**GIVEN ENTRIES**
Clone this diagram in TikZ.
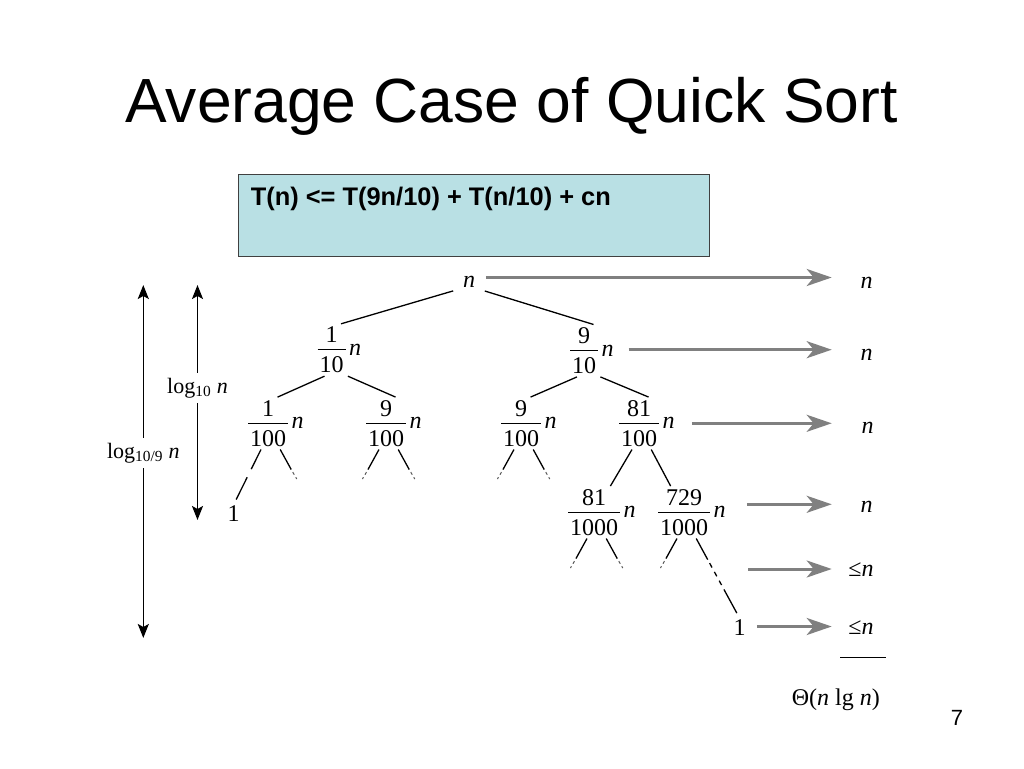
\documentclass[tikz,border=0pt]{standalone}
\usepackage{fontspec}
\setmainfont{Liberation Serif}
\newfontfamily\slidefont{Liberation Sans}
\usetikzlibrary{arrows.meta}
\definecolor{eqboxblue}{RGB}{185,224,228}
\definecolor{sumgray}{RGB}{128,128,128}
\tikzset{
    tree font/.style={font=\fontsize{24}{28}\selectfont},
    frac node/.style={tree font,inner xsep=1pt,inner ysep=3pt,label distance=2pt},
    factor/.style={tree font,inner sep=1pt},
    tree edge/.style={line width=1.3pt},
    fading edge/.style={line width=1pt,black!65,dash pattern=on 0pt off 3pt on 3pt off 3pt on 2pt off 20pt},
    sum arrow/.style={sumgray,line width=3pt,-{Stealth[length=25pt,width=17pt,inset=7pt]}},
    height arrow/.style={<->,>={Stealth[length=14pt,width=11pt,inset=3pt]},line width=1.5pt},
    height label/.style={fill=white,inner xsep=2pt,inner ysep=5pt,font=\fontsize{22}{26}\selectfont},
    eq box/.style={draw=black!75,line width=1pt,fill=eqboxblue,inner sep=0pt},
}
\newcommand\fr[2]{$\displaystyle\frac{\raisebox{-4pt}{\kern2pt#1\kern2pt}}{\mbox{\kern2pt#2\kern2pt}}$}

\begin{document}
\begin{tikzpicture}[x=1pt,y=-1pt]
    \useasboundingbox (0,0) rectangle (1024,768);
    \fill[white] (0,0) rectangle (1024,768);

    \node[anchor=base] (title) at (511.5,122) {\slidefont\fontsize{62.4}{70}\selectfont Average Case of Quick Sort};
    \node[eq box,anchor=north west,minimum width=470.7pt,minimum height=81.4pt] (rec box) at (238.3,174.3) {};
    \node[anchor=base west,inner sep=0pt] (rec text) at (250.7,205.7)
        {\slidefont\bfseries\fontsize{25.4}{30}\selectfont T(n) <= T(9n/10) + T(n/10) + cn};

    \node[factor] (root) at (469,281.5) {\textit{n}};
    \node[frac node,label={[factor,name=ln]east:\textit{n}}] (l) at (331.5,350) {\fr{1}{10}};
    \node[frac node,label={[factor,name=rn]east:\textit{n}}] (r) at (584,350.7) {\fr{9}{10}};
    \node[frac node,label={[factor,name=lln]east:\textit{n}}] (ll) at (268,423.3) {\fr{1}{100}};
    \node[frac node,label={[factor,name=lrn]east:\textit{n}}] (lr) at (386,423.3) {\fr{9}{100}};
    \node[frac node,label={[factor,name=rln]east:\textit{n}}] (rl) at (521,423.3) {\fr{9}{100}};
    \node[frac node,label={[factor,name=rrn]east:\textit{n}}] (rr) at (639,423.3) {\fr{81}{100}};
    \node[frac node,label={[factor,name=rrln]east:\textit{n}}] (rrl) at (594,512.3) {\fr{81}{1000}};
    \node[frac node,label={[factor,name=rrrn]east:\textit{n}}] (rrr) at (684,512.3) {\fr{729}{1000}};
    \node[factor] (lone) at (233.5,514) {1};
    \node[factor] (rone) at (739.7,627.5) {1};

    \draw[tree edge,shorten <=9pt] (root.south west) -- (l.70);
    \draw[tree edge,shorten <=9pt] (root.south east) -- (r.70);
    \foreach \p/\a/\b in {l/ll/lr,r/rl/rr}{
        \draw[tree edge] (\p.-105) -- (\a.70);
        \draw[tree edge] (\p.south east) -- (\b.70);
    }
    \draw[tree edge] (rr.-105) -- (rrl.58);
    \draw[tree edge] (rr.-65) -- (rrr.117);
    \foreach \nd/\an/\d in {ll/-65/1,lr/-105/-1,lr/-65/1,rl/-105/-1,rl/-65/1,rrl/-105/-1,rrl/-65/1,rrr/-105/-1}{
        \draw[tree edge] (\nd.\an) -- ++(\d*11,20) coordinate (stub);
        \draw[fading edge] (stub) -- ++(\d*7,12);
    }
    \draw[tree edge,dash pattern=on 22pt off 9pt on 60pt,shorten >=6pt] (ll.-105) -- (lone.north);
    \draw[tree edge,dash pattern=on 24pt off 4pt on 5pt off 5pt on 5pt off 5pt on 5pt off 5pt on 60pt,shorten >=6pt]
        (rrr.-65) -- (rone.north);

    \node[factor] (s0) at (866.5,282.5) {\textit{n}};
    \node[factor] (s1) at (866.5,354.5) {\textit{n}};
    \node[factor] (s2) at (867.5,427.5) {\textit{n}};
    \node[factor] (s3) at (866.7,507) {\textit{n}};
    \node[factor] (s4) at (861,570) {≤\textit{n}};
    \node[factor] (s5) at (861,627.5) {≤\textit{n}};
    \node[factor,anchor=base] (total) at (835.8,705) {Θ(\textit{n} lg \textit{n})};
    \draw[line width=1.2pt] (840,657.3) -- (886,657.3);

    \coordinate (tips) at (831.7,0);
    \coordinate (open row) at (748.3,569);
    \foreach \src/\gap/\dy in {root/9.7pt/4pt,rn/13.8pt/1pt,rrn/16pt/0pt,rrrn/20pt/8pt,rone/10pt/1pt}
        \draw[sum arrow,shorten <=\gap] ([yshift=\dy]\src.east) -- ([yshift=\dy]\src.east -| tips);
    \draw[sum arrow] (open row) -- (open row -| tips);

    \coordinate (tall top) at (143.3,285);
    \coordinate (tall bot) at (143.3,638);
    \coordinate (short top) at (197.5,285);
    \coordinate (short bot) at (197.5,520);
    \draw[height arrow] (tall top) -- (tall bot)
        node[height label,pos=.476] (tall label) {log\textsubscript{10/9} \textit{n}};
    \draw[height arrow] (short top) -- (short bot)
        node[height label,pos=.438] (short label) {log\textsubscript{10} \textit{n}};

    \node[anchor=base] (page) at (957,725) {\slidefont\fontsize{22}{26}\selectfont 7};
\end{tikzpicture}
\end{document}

* * *

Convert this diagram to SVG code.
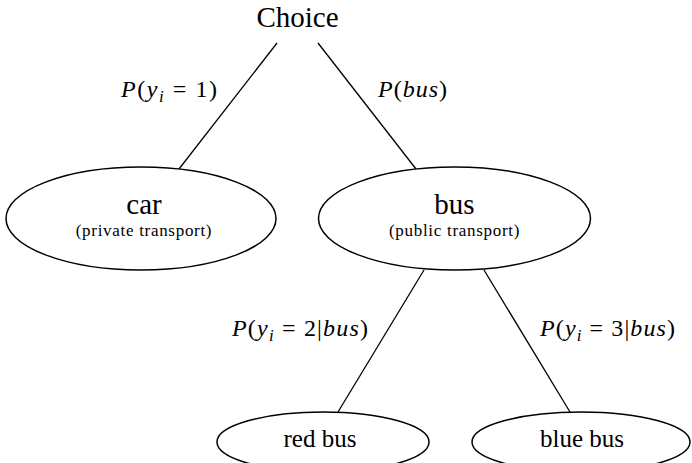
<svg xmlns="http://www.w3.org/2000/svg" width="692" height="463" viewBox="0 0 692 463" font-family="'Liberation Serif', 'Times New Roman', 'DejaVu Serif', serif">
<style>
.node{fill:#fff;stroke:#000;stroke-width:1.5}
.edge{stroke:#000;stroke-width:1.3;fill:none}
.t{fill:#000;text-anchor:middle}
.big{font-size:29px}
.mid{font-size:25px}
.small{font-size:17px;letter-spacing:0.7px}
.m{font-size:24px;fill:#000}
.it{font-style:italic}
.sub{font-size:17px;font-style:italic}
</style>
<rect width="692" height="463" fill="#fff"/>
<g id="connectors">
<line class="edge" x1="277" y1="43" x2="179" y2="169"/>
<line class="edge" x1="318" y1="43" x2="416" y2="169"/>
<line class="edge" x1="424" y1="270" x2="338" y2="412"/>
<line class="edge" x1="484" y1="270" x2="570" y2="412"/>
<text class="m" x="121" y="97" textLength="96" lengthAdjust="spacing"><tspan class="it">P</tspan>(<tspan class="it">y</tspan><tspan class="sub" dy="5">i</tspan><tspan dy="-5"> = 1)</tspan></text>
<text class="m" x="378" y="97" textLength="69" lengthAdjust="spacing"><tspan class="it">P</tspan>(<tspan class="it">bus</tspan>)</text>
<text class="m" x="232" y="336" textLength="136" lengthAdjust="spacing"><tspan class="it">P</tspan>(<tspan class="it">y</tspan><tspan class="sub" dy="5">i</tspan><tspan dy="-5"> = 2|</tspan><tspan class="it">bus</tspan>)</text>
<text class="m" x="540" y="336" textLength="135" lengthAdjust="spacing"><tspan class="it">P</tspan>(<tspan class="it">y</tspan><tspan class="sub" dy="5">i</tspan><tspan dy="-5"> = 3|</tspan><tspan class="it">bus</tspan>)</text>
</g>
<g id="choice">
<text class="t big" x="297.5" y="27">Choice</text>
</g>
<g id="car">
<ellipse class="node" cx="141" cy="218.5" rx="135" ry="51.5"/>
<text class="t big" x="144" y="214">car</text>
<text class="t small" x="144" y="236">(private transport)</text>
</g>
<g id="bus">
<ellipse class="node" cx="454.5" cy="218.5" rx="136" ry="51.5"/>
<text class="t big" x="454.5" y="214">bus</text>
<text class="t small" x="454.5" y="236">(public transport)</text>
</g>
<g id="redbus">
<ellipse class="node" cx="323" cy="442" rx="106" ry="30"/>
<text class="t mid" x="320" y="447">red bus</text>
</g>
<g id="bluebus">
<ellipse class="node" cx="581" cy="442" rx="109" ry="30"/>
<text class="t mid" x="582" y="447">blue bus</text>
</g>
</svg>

**GOAL**
Copy each line in the data that holds the word "this".

**REPLY TO THE TASK**
Clone this diagram in TikZ.
Convert this diagram to SVG code.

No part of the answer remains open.